** Problem details **
Leave out the pictures and set down exactly the lines from the start of the listing through the one with "0.292, 0.282, 0.275, 0.270, 0.265]", both included.

** Data excerpt **
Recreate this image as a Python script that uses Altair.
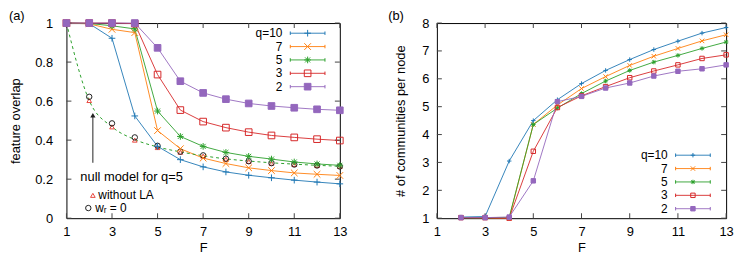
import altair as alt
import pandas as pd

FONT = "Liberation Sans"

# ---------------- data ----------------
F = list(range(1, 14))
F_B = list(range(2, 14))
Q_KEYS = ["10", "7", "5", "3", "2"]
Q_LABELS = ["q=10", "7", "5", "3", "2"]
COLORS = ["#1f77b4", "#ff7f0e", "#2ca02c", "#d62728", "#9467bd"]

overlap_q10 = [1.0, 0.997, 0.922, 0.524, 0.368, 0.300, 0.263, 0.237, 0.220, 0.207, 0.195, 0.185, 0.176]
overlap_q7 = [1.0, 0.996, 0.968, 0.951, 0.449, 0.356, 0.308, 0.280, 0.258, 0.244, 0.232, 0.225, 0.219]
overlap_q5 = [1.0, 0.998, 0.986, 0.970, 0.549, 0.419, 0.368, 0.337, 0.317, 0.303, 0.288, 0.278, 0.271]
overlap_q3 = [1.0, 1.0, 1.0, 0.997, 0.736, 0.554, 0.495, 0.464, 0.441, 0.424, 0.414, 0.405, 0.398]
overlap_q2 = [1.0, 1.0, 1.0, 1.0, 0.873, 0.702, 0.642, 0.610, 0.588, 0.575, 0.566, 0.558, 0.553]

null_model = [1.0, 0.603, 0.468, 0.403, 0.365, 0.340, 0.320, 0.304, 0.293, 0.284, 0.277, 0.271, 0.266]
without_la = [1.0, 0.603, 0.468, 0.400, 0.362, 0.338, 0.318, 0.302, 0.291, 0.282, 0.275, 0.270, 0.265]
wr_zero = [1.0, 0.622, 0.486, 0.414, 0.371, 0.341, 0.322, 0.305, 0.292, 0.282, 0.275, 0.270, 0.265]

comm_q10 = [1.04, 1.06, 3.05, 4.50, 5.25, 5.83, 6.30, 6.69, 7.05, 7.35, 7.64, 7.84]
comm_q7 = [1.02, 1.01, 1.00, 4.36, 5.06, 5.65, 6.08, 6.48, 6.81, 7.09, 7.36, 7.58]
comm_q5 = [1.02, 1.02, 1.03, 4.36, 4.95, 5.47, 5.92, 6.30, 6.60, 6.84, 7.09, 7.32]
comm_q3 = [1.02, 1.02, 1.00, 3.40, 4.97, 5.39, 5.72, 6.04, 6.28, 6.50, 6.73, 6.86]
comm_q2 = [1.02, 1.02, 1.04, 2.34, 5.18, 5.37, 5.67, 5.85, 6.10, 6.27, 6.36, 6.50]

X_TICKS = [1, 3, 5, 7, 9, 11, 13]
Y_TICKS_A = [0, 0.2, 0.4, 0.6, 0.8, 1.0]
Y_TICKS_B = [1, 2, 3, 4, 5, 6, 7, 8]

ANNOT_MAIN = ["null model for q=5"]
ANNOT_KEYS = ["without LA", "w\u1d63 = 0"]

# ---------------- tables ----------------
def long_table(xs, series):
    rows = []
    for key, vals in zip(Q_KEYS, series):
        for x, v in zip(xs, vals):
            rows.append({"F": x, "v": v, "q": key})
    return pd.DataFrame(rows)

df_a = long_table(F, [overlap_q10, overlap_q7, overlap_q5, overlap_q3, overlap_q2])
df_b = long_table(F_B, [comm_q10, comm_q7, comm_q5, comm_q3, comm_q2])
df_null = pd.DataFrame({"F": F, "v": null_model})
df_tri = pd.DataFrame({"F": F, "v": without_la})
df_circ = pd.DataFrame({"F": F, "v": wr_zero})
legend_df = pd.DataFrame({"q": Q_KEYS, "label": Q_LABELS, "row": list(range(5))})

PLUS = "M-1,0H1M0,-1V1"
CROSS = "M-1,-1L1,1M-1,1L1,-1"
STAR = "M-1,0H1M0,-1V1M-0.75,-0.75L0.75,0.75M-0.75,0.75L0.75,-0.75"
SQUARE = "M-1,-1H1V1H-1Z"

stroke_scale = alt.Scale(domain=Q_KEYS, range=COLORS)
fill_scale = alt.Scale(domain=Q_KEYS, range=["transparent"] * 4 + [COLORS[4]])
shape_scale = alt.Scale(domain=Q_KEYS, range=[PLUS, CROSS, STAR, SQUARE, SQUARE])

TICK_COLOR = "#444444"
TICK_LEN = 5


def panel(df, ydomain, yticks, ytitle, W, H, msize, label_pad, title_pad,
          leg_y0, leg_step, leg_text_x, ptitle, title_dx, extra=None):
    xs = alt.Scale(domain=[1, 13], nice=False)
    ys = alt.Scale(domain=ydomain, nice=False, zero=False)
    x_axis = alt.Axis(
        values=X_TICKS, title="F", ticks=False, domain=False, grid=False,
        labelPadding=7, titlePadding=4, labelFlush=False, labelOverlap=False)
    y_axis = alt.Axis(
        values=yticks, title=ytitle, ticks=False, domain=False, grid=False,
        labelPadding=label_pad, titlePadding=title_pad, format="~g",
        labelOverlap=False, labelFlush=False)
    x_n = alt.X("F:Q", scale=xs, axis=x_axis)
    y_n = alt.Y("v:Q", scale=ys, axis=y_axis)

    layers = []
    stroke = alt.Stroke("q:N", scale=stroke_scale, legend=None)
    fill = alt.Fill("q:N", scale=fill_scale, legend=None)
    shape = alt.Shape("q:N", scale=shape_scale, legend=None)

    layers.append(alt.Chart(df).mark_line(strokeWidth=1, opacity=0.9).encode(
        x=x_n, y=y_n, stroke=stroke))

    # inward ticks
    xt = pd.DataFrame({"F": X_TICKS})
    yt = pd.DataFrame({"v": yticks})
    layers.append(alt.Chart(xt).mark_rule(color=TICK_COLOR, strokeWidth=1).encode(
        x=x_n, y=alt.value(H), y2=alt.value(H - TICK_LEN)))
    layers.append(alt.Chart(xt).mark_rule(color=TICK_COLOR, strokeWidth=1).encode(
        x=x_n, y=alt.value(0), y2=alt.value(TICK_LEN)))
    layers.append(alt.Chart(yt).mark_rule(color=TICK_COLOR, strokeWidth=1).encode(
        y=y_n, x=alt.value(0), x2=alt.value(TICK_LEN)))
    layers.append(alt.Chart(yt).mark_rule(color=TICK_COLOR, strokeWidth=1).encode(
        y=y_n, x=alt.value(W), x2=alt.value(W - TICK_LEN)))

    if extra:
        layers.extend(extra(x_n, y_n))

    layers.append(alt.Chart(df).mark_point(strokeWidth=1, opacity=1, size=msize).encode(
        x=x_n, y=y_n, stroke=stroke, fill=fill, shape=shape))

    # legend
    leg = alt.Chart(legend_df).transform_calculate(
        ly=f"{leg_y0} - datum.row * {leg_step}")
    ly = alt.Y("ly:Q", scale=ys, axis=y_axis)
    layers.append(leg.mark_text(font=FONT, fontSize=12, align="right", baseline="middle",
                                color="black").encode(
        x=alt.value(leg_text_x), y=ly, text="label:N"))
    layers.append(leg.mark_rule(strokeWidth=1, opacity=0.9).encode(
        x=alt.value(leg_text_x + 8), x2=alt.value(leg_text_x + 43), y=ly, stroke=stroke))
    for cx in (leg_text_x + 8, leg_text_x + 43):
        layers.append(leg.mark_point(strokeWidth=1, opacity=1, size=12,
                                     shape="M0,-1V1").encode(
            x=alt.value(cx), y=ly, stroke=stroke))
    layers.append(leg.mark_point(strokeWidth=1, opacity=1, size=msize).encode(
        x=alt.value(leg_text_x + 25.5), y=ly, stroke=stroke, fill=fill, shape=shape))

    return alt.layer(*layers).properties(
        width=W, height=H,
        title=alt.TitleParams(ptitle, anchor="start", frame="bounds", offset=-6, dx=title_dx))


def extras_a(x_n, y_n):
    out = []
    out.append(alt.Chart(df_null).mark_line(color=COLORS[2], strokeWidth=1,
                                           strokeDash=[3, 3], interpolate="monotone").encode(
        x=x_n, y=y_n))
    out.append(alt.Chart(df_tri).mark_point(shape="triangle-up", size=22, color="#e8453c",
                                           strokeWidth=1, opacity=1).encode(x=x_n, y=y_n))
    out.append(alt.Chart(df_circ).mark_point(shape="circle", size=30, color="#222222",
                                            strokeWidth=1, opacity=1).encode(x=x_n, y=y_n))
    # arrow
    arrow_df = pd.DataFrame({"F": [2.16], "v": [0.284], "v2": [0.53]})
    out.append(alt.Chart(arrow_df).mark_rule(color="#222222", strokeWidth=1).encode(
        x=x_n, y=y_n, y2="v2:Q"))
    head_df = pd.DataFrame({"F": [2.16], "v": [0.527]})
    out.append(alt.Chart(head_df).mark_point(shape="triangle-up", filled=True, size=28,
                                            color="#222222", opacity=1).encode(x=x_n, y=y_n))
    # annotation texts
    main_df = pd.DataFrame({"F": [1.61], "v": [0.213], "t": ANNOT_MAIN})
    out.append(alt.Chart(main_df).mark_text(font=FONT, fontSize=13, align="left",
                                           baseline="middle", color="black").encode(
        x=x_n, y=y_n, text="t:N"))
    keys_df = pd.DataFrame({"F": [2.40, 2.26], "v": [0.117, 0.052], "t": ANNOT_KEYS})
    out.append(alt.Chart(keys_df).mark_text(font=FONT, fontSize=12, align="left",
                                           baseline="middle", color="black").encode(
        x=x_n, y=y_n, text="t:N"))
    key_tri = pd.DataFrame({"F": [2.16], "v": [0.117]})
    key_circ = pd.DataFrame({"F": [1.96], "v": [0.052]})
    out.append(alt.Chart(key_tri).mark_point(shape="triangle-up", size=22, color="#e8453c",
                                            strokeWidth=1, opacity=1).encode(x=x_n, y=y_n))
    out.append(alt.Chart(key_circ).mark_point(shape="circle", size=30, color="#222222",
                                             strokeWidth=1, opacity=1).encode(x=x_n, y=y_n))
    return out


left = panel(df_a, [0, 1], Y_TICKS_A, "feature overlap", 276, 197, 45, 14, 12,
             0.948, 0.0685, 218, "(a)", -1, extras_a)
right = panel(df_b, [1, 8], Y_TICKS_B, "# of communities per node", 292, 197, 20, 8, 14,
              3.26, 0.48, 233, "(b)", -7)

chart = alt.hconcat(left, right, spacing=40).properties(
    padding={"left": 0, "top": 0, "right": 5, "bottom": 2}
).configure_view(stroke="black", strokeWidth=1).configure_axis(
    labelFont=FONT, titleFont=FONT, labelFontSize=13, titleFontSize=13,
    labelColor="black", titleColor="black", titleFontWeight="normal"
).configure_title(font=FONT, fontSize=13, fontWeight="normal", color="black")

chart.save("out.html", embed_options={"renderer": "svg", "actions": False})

** Task answer **
Recreate this image as a Python script that uses Altair.
import altair as alt
import pandas as pd

FONT = "Liberation Sans"

# ---------------- data ----------------
F = list(range(1, 14))
F_B = list(range(2, 14))
Q_KEYS = ["10", "7", "5", "3", "2"]
Q_LABELS = ["q=10", "7", "5", "3", "2"]
COLORS = ["#1f77b4", "#ff7f0e", "#2ca02c", "#d62728", "#9467bd"]

overlap_q10 = [1.0, 0.997, 0.922, 0.524, 0.368, 0.300, 0.263, 0.237, 0.220, 0.207, 0.195, 0.185, 0.176]
overlap_q7 = [1.0, 0.996, 0.968, 0.951, 0.449, 0.356, 0.308, 0.280, 0.258, 0.244, 0.232, 0.225, 0.219]
overlap_q5 = [1.0, 0.998, 0.986, 0.970, 0.549, 0.419, 0.368, 0.337, 0.317, 0.303, 0.288, 0.278, 0.271]
overlap_q3 = [1.0, 1.0, 1.0, 0.997, 0.736, 0.554, 0.495, 0.464, 0.441, 0.424, 0.414, 0.405, 0.398]
overlap_q2 = [1.0, 1.0, 1.0, 1.0, 0.873, 0.702, 0.642, 0.610, 0.588, 0.575, 0.566, 0.558, 0.553]

null_model = [1.0, 0.603, 0.468, 0.403, 0.365, 0.340, 0.320, 0.304, 0.293, 0.284, 0.277, 0.271, 0.266]
without_la = [1.0, 0.603, 0.468, 0.400, 0.362, 0.338, 0.318, 0.302, 0.291, 0.282, 0.275, 0.270, 0.265]
wr_zero = [1.0, 0.622, 0.486, 0.414, 0.371, 0.341, 0.322, 0.305, 0.292, 0.282, 0.275, 0.270, 0.265]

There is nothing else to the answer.